While he went back to his office to practise his reading, Gwyn went about his errands, one of which was to chase their clerk away from the food stall in the cathedral close where he was finishing his breakfast and up to the castle.
John sat for a time with a vellum roll in his hands, but his mind was not on deciphering the Latin script. He thought about last night and the calm companionship, as well as the healthy lust, of Nesta, both of which were so different from the petulant frigidity of Matilda. From there his mind wandered to the unknown man at Widecombe.
Virtually all coroner’s cases were straightforward: any difficulties were due to the ignorance or obstinacy of the public, or obstacles raised by the sheriff and his men. During the first two months of his duties mysteries had been almost unknown, so this problem was new and intriguing, especially as the dead man seemed to be a Crusader. John began to assemble a plan of action and, not for the first time, wished that he could write well enough to list things with a quill, rather than have to carry everything in his head.
His reverie was broken by the shuffle of feet on the stairs and the head of his clerk appearing round the door. With an obsequious bow, the little ex-cleric sidled into the room and slid on to a stool opposite the Coroner.
‘I’ve had a busy night, Thomas,’ John snapped, with an ambiguity lost on the other man. ‘A killing and a near-mortal wounding. There’s an inquest at noon, but you’d better start entering details on your roll about the injured man, in case he doesn’t die, so that his aggressor may be hauled up before the justices.’
Thomas scrabbled in the shapeless cloth bag he always carried for a new piece of parchment and his writing implements. As he arranged these on the table between them, the coroner stared at him steadily, as if seeing him for the first time. Though Thomas was the butt of scorn and often ridicule – not least from John and Gwyn of Polruan – John felt flashes of pity for him, in spite of his personal distaste for the man’s character. He was ugly, too, and must have been the runt of his mother’s litter, small and crook-backed with his chinless face and long nose below small beady eyes, one of which had a slight turn when he looked to the right. His lank dark hair was as lustreless as old rope and his face was pitted with the scars of cow-pox. No wonder, thought John, that he had been driven to rape, for surely no woman would ever give herself voluntarily to him.
‘Put this in your best Latin. Use your own words, I’ll give you the sense of it.’
He got up from his stool and paced the width of the small room.
‘Whereas on the fourth day of November in Our Lord’s year of eleven hundred and ninety-four, Eadred son of Oswald, freeholder of Dawlish, was found injured near to death, against the King’s peace, by virtue of knife wound in the back, after an affray after midnight outside the Saracen Inn, Stripcote Hill, Exeter, in the County of Devon, allegedly by the hand of …’ He hesitated and wrinkled his face in annoyance. ‘Damnation, I forget who Gwyn told me was the attacker. Just leave a space, you can get it from him when we go down to the town.’

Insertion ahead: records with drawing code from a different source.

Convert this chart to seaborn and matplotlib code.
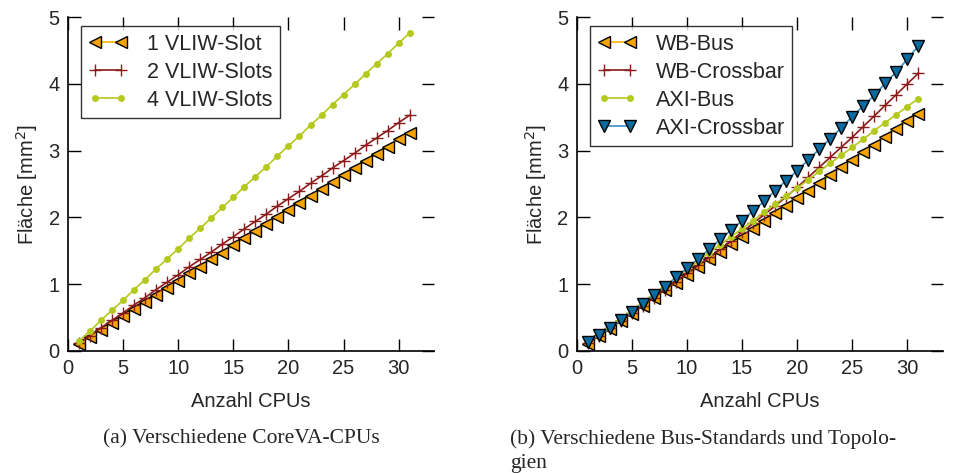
import matplotlib
matplotlib.use("Agg")
import matplotlib.pyplot as plt
import seaborn as sns
import pandas as pd

cpus = list(range(1, 32))

# (a) Verschiedene CoreVA-CPUs
vliw_1 = [0.10, 0.21, 0.31, 0.42, 0.52, 0.63, 0.73, 0.84, 0.95, 1.05, 1.16, 1.26, 1.37, 1.47, 1.58, 1.69,
          1.79, 1.90, 2.00, 2.11, 2.21, 2.32, 2.43, 2.53, 2.64, 2.74, 2.85, 2.95, 3.06, 3.17, 3.27]
vliw_2 = [0.12, 0.23, 0.35, 0.46, 0.57, 0.69, 0.80, 0.92, 1.03, 1.14, 1.26, 1.37, 1.48, 1.60, 1.71, 1.83,
          1.94, 2.05, 2.17, 2.28, 2.39, 2.51, 2.62, 2.74, 2.85, 2.96, 3.08, 3.19, 3.30, 3.42, 3.53]
vliw_4 = [0.15, 0.30, 0.46, 0.61, 0.76, 0.92, 1.07, 1.23, 1.38, 1.53, 1.69, 1.84, 1.99, 2.15, 2.30, 2.46,
          2.61, 2.76, 2.92, 3.07, 3.22, 3.38, 3.53, 3.69, 3.84, 3.99, 4.15, 4.30, 4.45, 4.61, 4.76]

# (b) Verschiedene Bus-Standards und Topologien
wb_bus = [0.10, 0.22, 0.33, 0.45, 0.56, 0.68, 0.79, 0.91, 1.02, 1.14, 1.25, 1.37, 1.48, 1.60, 1.71, 1.83,
          1.94, 2.06, 2.17, 2.29, 2.40, 2.52, 2.63, 2.75, 2.86, 2.98, 3.09, 3.21, 3.32, 3.44, 3.55]
wb_xbar = [0.12, 0.23, 0.34, 0.45, 0.57, 0.68, 0.80, 0.92, 1.04, 1.16, 1.28, 1.40, 1.52, 1.65, 1.78, 1.91,
           2.04, 2.17, 2.31, 2.45, 2.60, 2.75, 2.90, 3.05, 3.20, 3.36, 3.52, 3.68, 3.84, 4.00, 4.16]
axi_bus = [0.13, 0.25, 0.37, 0.49, 0.61, 0.73, 0.86, 0.98, 1.10, 1.22, 1.34, 1.47, 1.59, 1.71, 1.83, 1.95,
           2.08, 2.20, 2.32, 2.44, 2.56, 2.69, 2.81, 2.93, 3.05, 3.17, 3.30, 3.42, 3.54, 3.66, 3.78]
axi_xbar = [0.13, 0.24, 0.34, 0.46, 0.59, 0.71, 0.84, 0.96, 1.10, 1.24, 1.38, 1.52, 1.67, 1.81, 1.95, 2.10,
            2.24, 2.40, 2.55, 2.70, 2.86, 3.02, 3.18, 3.34, 3.51, 3.67, 3.83, 4.01, 4.18, 4.37, 4.57]

ORANGE = dict(color="#f4b400", marker="<", markersize=8, markerfacecolor="#f5a300",
              markeredgecolor="black", markeredgewidth=1.0, linewidth=1.2)
RED = dict(color="#8b1a1a", marker="+", markersize=8, markeredgecolor="#8b1a1a",
           markeredgewidth=1.0, linewidth=1.2)
GREEN = dict(color="#b5c81e", marker="o", markersize=5, markerfacecolor="#b5c81e",
             markeredgecolor="#b5c81e", markeredgewidth=0, linewidth=1.2)
BLUE = dict(color="#3a8fc8", marker="v", markersize=8.5, markerfacecolor="#0b6aa0",
            markeredgecolor="black", markeredgewidth=1.0, linewidth=1.2)

sns.set_theme(style="ticks")
plt.rcParams["font.family"] = ["Liberation Sans", "DejaVu Sans"]

FS = 14.5

fig = plt.figure(figsize=(9.58, 4.73), dpi=100)
ax_a = fig.add_axes([0.071, 0.258, 0.382, 0.706])
ax_b = fig.add_axes([0.602, 0.258, 0.382, 0.706])

panels = [
    (ax_a, [("1 VLIW-Slot", vliw_1, ORANGE), ("2 VLIW-Slots", vliw_2, RED), ("4 VLIW-Slots", vliw_4, GREEN)]),
    (ax_b, [("WB-Bus", wb_bus, ORANGE), ("WB-Crossbar", wb_xbar, RED),
            ("AXI-Bus", axi_bus, GREEN), ("AXI-Crossbar", axi_xbar, BLUE)]),
]

for ax, series in panels:
    for name, vals, style in series:
        df = pd.DataFrame({"cpus": cpus, "area": vals})
        sns.lineplot(data=df, x="cpus", y="area", ax=ax, label=name, clip_on=False, **style)
    ax.set_xlim(0, 33.2)
    ax.set_ylim(0, 5)
    ax.set_xticks(range(0, 31, 5))
    ax.set_yticks(range(0, 6))
    ax.tick_params(direction="in", top=True, right=True, length=9, width=1.0,
                   labelsize=FS, color="black", pad=6)
    for side in ["top", "right"]:
        ax.spines[side].set_visible(False)
    for side in ["left", "bottom"]:
        ax.spines[side].set_linewidth(1.2)
        ax.spines[side].set_color("black")
    ax.set_xlabel("Anzahl CPUs", fontsize=FS, labelpad=10)
    ax.set_ylabel("Fläche [mm$^2$]", fontsize=FS, labelpad=6)
    leg = ax.legend(loc="upper left", bbox_to_anchor=(0.036, 0.972), borderaxespad=0, numpoints=2,
                    handlelength=1.8, fontsize=15.5, frameon=True, fancybox=False, borderpad=0.35,
                    labelspacing=0.32, handletextpad=0.9)
    leg.get_frame().set_edgecolor("black")
    leg.get_frame().set_linewidth(1.0)

serif = ["Liberation Serif", "DejaVu Serif"]
fig.text(0.252, 0.062, "(a) Verschiedene CoreVA-CPUs", ha="center", va="baseline",
         fontsize=15.5, family=serif)
fig.text(0.532, 0.062, "(b) Verschiedene Bus-Standards und Topolo-", ha="left", va="baseline",
         fontsize=15.5, family=serif)
fig.text(0.532, 0.01, "gien", ha="left", va="baseline", fontsize=15.5, family=serif)

fig.savefig("out.png", dpi=100)
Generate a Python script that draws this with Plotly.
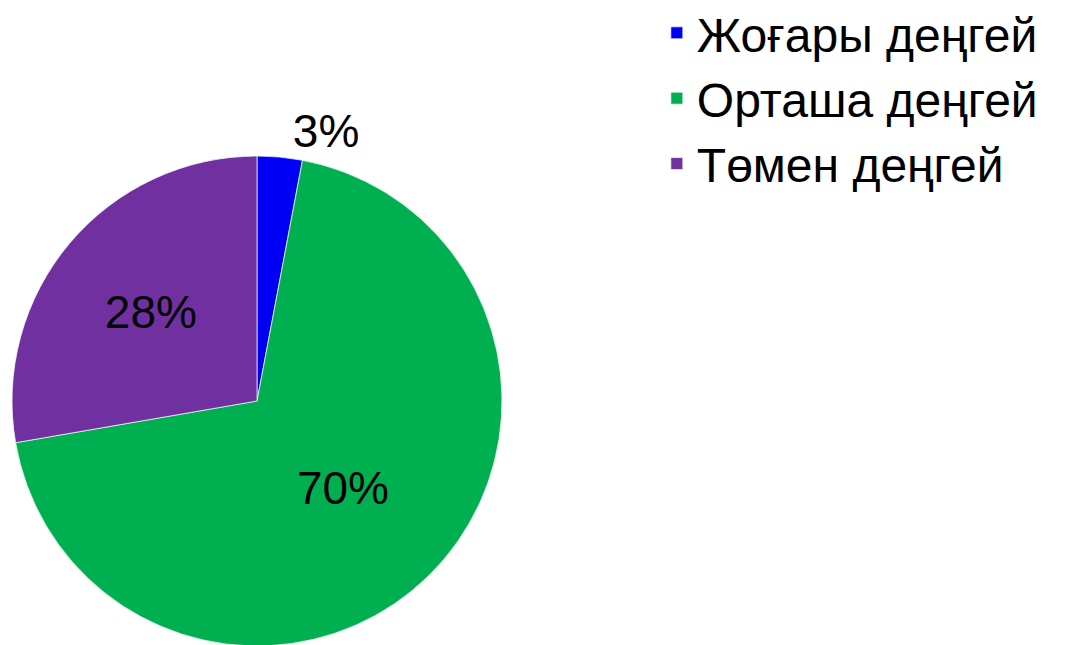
import plotly.graph_objects as go

# Pie data
levels = ["Жоғары деңгей", "Орташа деңгей", "Төмен деңгей"]
shares = [3, 70, 28]
colors = ["#0000F5", "#00B050", "#7030A0"]
label_pos = ["outside", "inside", "inside"]

fig = go.Figure()

fig.add_trace(go.Pie(
    labels=levels,
    values=shares,
    sort=False,
    direction="clockwise",
    rotation=0,
    marker=dict(colors=colors, line=dict(color="rgba(255,255,255,0.7)", width=1)),
    texttemplate="%{value}%",
    textposition=label_pos,
    insidetextorientation="horizontal",
    textfont=dict(size=46, color="black"),
    outsidetextfont=dict(size=46, color="black"),
    hoverinfo="label+percent",
    domain=dict(x=[0.0037, 0.4553], y=[0.0109, 0.7705]),
))

fig.update_layout(
    width=1085,
    height=645,
    # legend sits partly above the plot area; don't let it shrink the pie
    margin=dict(l=0, r=0, t=0, b=0, autoexpand=False),
    paper_bgcolor="white",
    plot_bgcolor="white",
    font=dict(family="Liberation Sans, Arial, sans-serif", color="black"),
    showlegend=True,
    legend=dict(
        x=0.598, xanchor="left",
        y=1.020, yanchor="top",
        font=dict(size=48, color="black"),
        bgcolor="rgba(0,0,0,0)",
        tracegroupgap=0,
    ),
)

fig.write_html("out.html")
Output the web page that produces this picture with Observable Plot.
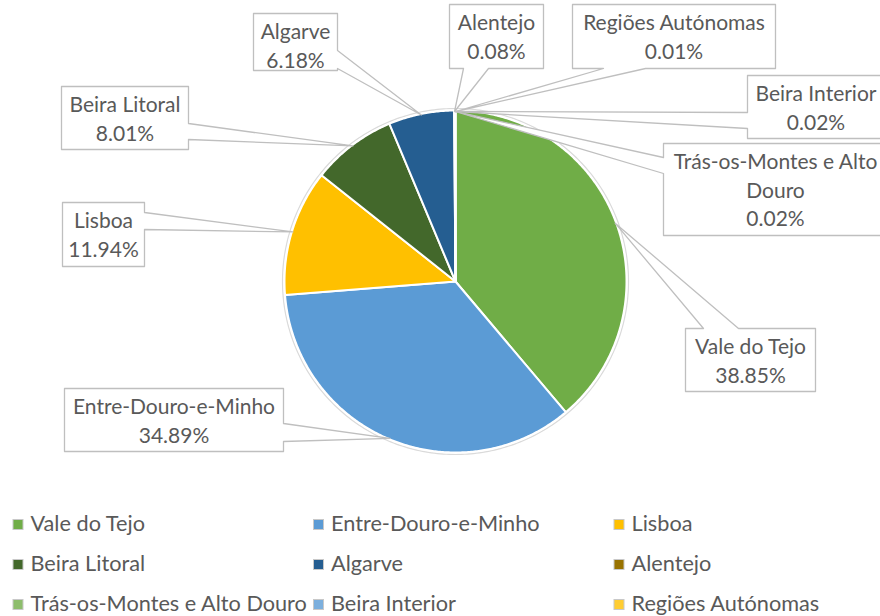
<!DOCTYPE html>
<html><head><meta charset="utf-8">
<script src="https://cdn.jsdelivr.net/npm/d3@7"></script>
<script src="https://cdn.jsdelivr.net/npm/@observablehq/plot@0.6"></script>
<style>html,body{margin:0;padding:0;background:#fff;overflow:hidden} svg{display:block}</style>
</head><body><div id="chart"></div>
<script>
// ---- data ----
const regions = ["Vale do Tejo","Entre-Douro-e-Minho","Lisboa","Beira Litoral","Algarve","Alentejo","Trás-os-Montes e Alto Douro","Beira Interior","Regiões Autónomas"];
const shares = [38.85,34.89,11.94,8.01,6.18,0.08,0.02,0.02,0.01];
const colors = ["#70AD47","#5B9BD5","#FFC000","#43682B","#255E91","#997300","#8DBD6C","#7CAFDD","#FFCD33"];

// ---- layout (positions only) ----
const W = 880, H = 616, CX = 455, CY = 281, R = 171;
const callouts = [
  {box:[685,328,815,391], side:"top",    base:[703,738]},
  {box:[64,388,283,451],  side:"right",  base:[423,441]},
  {box:[62,202,144,266],  side:"right",  base:[212,229]},
  {box:[61,86,188,149],   side:"right",  base:[123,139]},
  {box:[253,13,337,70],   side:"right",  base:[50,68]},
  {box:[449,4,543,68],    side:"bottom", base:[463,488]},
  {box:[663,143,887,235], side:"left",   base:[157,173], wrap:3},
  {box:[747,75,884,138],  side:"left",   base:[112,128]},
  {box:[572,4,775,68],    side:"bottom", base:[603,645]}
];
const FONT = "Lato, 'Open Sans', sans-serif";
const TXT = "#595959";

// ---- pie geometry from data ----
const arcs = d3.pie().sort(null).value(d => d)(shares);
const pt = (a, r) => ({x: CX + r * Math.sin(a), y: CY - r * Math.cos(a)});
const slicePts = [];
arcs.forEach((a, i) => {
  const name = regions[i];
  slicePts.push({name, ...pt(0, 0)});
  const n = Math.max(2, Math.ceil((a.endAngle - a.startAngle) / (Math.PI / 360)));
  for (let k = 0; k <= n; k++) {
    const ang = a.startAngle + (a.endAngle - a.startAngle) * k / n;
    slicePts.push({name, ...pt(ang, R)});
  }
});
const ring = d3.range(0, 361).map(k => pt(k * Math.PI / 180, R + 2));

// ---- callouts ----
const calloutPts = [];
const labelLines = [];
callouts.forEach((c, i) => {
  const name = regions[i];
  const mid = (arcs[i].startAngle + arcs[i].endAngle) / 2;
  const tip = pt(mid, R - 1);
  const [x1, y1, x2, y2] = c.box;
  const [a, b] = c.base;
  let poly = [];
  poly.push([x1, y1]);
  if (c.side === "top") poly.push([a, y1], [tip.x, tip.y], [b, y1]);
  poly.push([x2, y1]);
  if (c.side === "right") poly.push([x2, a], [tip.x, tip.y], [x2, b]);
  poly.push([x2, y2]);
  if (c.side === "bottom") poly.push([b, y2], [tip.x, tip.y], [a, y2]);
  poly.push([x1, y2]);
  if (c.side === "left") poly.push([x1, b], [tip.x, tip.y], [x1, a]);
  poly.forEach(([x, y]) => calloutPts.push({name, x, y}));
  const words = name.split(" ");
  const lines = c.wrap ? [words.slice(0, c.wrap).join(" "), words.slice(c.wrap).join(" ")] : [name];
  lines.push(shares[i].toFixed(2) + "%");
  lines.forEach((t, j) => labelLines.push({t, x: (x1 + x2) / 2, y: y1 + 25.5 + j * 28.5}));
});

// ---- legend ----
const legend = regions.map((name, i) => {
  const col = i % 3, row = Math.floor(i / 3);
  const x = 13 + col * 300.5, y = 519.5 + row * 40;
  return {name, x1: x, x2: x + 10, y1: y, y2: y + 10, tx: x + 17, ty: y + 11};
});

const chart = Plot.plot({
  width: W, height: H, margin: 0,
  x: {domain: [0, W], range: [0, W], axis: null},
  y: {domain: [0, H], range: [0, H], axis: null},
  color: {domain: regions, range: colors},
  style: {fontFamily: FONT, background: "white"},
  marks: [
    Plot.line(ring, {x: "x", y: "y", stroke: "#DADADA", strokeWidth: 1.2}),
    Plot.line(slicePts, {x: "x", y: "y", z: "name", fill: "name", stroke: "white", strokeWidth: 2, curve: "linear-closed"}),
    Plot.line(calloutPts, {x: "x", y: "y", z: "name", fill: "white", stroke: "#BFBFBF", strokeWidth: 1.3, curve: "linear-closed"}),
    Plot.text(labelLines, {x: "x", y: "y", text: "t", fill: TXT, fontSize: 21, textAnchor: "middle", lineAnchor: "bottom"}),
    Plot.rect(legend, {x1: "x1", x2: "x2", y1: "y1", y2: "y2", fill: "name", stroke: "#C8C8C8", strokeWidth: 1}),
    Plot.text(legend, {x: "tx", y: "ty", text: "name", fill: TXT, fontSize: 21.7, textAnchor: "start", lineAnchor: "bottom"})
  ]
});
document.getElementById("chart").append(chart);
</script>
</body></html>
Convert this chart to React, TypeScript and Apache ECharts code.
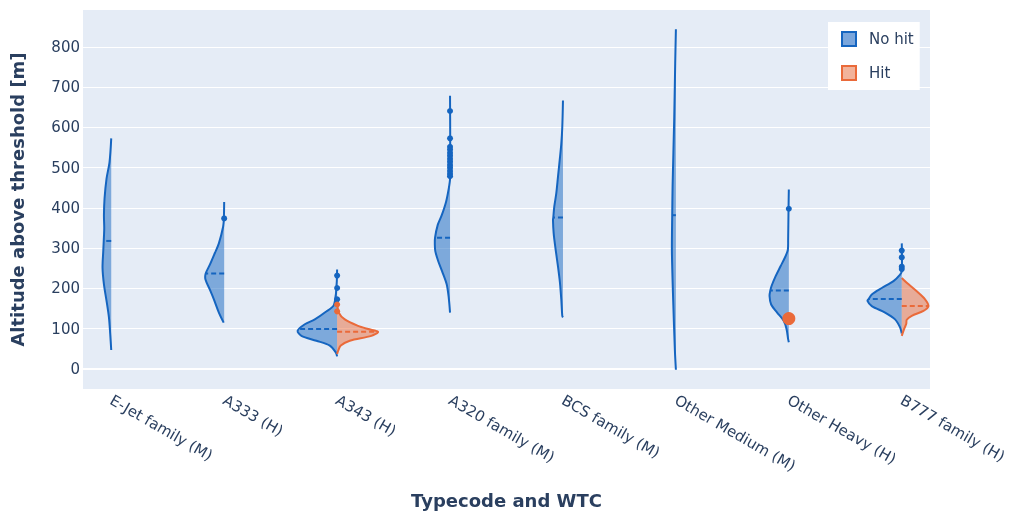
import React, { useEffect, useRef } from 'react';
import * as echarts from 'echarts';

const categories = [
  'E-Jet family (M)',
  'A333 (H)',
  'A343 (H)',
  'A320 family (M)',
  'BCS family (M)',
  'Other Medium (M)',
  'Other Heavy (H)',
  'B777 family (H)',
];
const yTicks = [0, 100, 200, 300, 400, 500, 600, 700, 800];
const xTicks = [0, 1, 2, 3, 4, 5, 6, 7];

// Kernel density profiles: [altitude, density (half-width)]
const noHitEJet = [[573, 0], [514, 1.7], [473, 4.7], [423, 6.7], [382, 7.3], [349, 7], [318, 7.5], [292, 8], [251, 8.7], [210, 7.3], [169, 4.7], [128, 2.3], [86, 1], [47, 0]];
const noHitA333 = [[415, 0], [374, 0.3], [354, 1], [312, 5.3], [288, 9.3], [259, 14.3], [237, 18.5], [222, 18.7], [197, 14.3], [173, 10.3], [140, 5.3], [115, 0.5]];
const noHitA343 = [[247, 0], [160, 3], [140, 12.3], [123, 22.3], [111, 32.3], [95, 39.5], [82, 35.7], [70, 20.7], [58, 7.3], [41, 1.3], [31, 0]];
const noHitA320 = [[679, 0], [473, 0], [448, 1.3], [415, 4], [382, 8.3], [358, 12.3], [326, 15], [308, 15.2], [292, 14.7], [267, 11.7], [243, 8], [210, 3.3], [177, 1.3], [140, 0]];
const noHitBCS = [[667, 0], [600, 0.7], [559, 1.7], [518, 3.3], [477, 5], [436, 6.7], [403, 8.7], [376, 9.7], [370, 10], [337, 9.3], [296, 7.3], [255, 5], [214, 3], [173, 1.7], [132, 0.7], [128, 0]];
const noHitOtherMedium = [[844, 0], [760, 0.7], [621, 1.7], [456, 3.3], [382, 3.7], [292, 4], [169, 2.7], [45, 1], [-2, 0]];
const noHitOtherHeavy = [[446, 0], [399, 0.3], [320, 0.7], [296, 1], [280, 3.3], [255, 8.3], [230, 13.3], [206, 17.3], [195, 18.5], [181, 19.3], [160, 17.7], [140, 11.7], [119, 5], [99, 2.3], [74, 0.7], [66, 0]];
const noHitB777 = [[312, 0], [243, 0], [234, 1.7], [218, 8.3], [201, 20], [185, 30], [174, 33], [169, 34.3], [156, 30], [140, 16.7], [123, 6.7], [103, 1.7], [88, 0]];

const hitA343 = [[169, 0], [140, 1.7], [123, 7.7], [107, 21], [99, 31], [92, 41], [82, 34.3], [70, 12.7], [58, 3.7], [45, 1], [37, 0]];
const hitB777 = [[226, 0], [214, 5], [193, 15], [173, 23.3], [156, 26.7], [144, 21.7], [132, 10], [122, 5], [112, 4.5], [100, 2.5], [82, 0]];

const noHitProfiles = [noHitEJet, noHitA333, noHitA343, noHitA320, noHitBCS, noHitOtherMedium, noHitOtherHeavy, noHitB777];
const noHitMeans = [318, 237, 99, 326, 376, 382, 195, 174];
const noHitOutliers = [
  [1, 374],
  [2, 232], [2, 201], [2, 173],
  [3, 641], [3, 573], [3, 552], [3, 545], [3, 537], [3, 530], [3, 522], [3, 515], [3, 507], [3, 500], [3, 492], [3, 485], [3, 479],
  [6, 398],
  [7, 294], [7, 277], [7, 254], [7, 248],
];

const hitProfiles = [null, null, hitA343, null, null, null, null, hitB777];
const hitMeans = [null, null, 92, null, null, null, null, 156];
const hitOutliers = [[2, 160], [2, 143]];
const hitSinglePoints = [[6, 125]];

const DENSITY_SCALE = 1 / 113; // x-axis units per density unit

const BLUE = '#1565c0';
const BLUE_FILL = 'rgba(21,101,192,0.5)';
const ORANGE = '#ea6a3a';
const ORANGE_FILL = 'rgba(234,106,58,0.5)';
const TEXT = '#2a3f5f';
const FONT = 'DejaVu Sans';

function widthAt(prof: number[][], v: number) {
  for (let i = 0; i < prof.length - 1; i++) {
    const [v1, d1] = prof[i];
    const [v2, d2] = prof[i + 1];
    if ((v <= v1 && v >= v2) || (v >= v1 && v <= v2)) {
      if (v1 === v2) return Math.max(d1, d2);
      return d1 + ((v - v1) / (v2 - v1)) * (d2 - d1);
    }
  }
  return 0;
}

function makeRender(profiles: any[], means: any[], side: number, line: string, fill: string) {
  return (params: any, api: any) => {
    const cat = api.value(0);
    const prof = profiles[cat];
    if (!prof) return null;
    const pts = prof.map(([v, d]: number[]) => api.coord([cat + side * d * DENSITY_SCALE, v]));
    const top = api.coord([cat, prof[0][0]]);
    const bot = api.coord([cat, prof[prof.length - 1][0]]);
    const mean = means[cat];
    const mw = widthAt(prof, mean);
    const m1 = api.coord([cat, mean]);
    const m2 = api.coord([cat + side * mw * DENSITY_SCALE, mean]);
    return {
      type: 'group',
      children: [
        { type: 'polygon', shape: { points: [top, ...pts, bot] }, style: { fill, stroke: null } },
        { type: 'polyline', shape: { points: pts, smooth: 0.3 }, style: { stroke: line, lineWidth: 2, fill: null } },
        { type: 'line', shape: { x1: m1[0], y1: m1[1], x2: m2[0], y2: m2[1] }, style: { stroke: line, lineWidth: 2, lineDash: [5, 3] } },
      ],
    };
  };
}

export default function App() {
  const ref = useRef<HTMLDivElement>(null);
  useEffect(() => {
    if (!ref.current) return;
    const chart = echarts.init(ref.current, undefined, { renderer: 'svg' });
    chart.setOption({
      animation: false,
      textStyle: { fontFamily: FONT },
      grid: { left: 82, right: 81, top: 10, bottom: 122, show: true, backgroundColor: '#E5ECF6', borderWidth: 0 },
      legend: {
        orient: 'vertical',
        left: 828,
        top: 22,
        backgroundColor: '#ffffff',
        padding: [9, 6, 9, 13],
        itemGap: 18,
        itemWidth: 14,
        itemHeight: 14,
        textStyle: { fontSize: 15, color: TEXT, fontFamily: FONT, padding: [0, 0, 0, 8] },
        data: [
          { name: 'No hit', icon: 'rect', itemStyle: { color: '#7aa6dc', borderColor: BLUE, borderWidth: 2 } },
          { name: 'Hit', icon: 'rect', itemStyle: { color: '#f2b39b', borderColor: ORANGE, borderWidth: 2 } },
        ],
      },
      xAxis: {
        type: 'value',
        min: -0.25,
        max: 7.25,
        axisLine: { show: false },
        splitLine: { show: false },
        axisTick: { show: false, customValues: xTicks },
        axisLabel: {
          customValues: xTicks,
          rotate: -30,
          margin: 10,
          fontSize: 15,
          color: TEXT,
          fontFamily: FONT,
          formatter: (v: number) => categories[Math.round(v)],
        },
        name: 'Typecode and WTC',
        nameLocation: 'middle',
        nameGap: 102,
        nameTextStyle: { fontSize: 18, fontWeight: 'bold', color: TEXT, fontFamily: FONT },
      },
      yAxis: {
        type: 'value',
        min: -50,
        max: 892,
        axisLine: { show: false },
        axisTick: { show: false, customValues: yTicks },
        splitLine: { show: true, lineStyle: { color: '#ffffff', width: 1 } },
        axisLabel: { customValues: yTicks, margin: 3, fontSize: 15, color: TEXT, fontFamily: FONT },
        name: 'Altitude above threshold [m]',
        nameLocation: 'middle',
        nameGap: 57,
        nameTextStyle: { fontSize: 18, fontWeight: 'bold', color: TEXT, fontFamily: FONT },
      },
      series: [
        {
          type: 'custom',
          name: 'No hit',
          z: 2,
          renderItem: makeRender(noHitProfiles, noHitMeans, -1, BLUE, BLUE_FILL),
          data: noHitMeans.map((m, i) => [i, m]),
          itemStyle: { color: BLUE },
          markLine: {
            silent: true,
            symbol: 'none',
            label: { show: false },
            lineStyle: { color: '#ffffff', width: 2, type: 'solid' },
            data: [{ yAxis: 0 }],
            z: 1,
          },
        },
        {
          type: 'custom',
          name: 'Hit',
          z: 2,
          renderItem: makeRender(hitProfiles, hitMeans, 1, ORANGE, ORANGE_FILL),
          data: hitMeans.map((m, i) => [i, m == null ? 0 : m]),
          itemStyle: { color: ORANGE },
        },
        {
          type: 'scatter',
          name: 'No hit',
          z: 3,
          symbolSize: 6,
          itemStyle: { color: BLUE, opacity: 1 },
          data: noHitOutliers,
        },
        {
          type: 'scatter',
          name: 'Hit',
          z: 3,
          symbolSize: 6,
          itemStyle: { color: ORANGE, opacity: 1 },
          data: hitOutliers,
        },
        {
          type: 'scatter',
          name: 'Hit',
          z: 3,
          symbolSize: 13,
          itemStyle: { color: ORANGE, opacity: 1 },
          data: hitSinglePoints,
        },
      ],
    });
    return () => chart.dispose();
  }, []);
  return <div ref={ref} style={{ position: 'fixed', left: 0, top: 0, width: 1011, height: 514 }} />;
}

He carried on with a preamble to the wounding and the death, as recounted to him by his officer. He paused now and then, to let the clerk catch up with his words, which Thomas had to a translate into Latin. In the lower courts, run by the sheriffs and burgesses, English or Norman French was used in speech but anything written, especially for use in the courts of the King’s justices, had to be in Latin.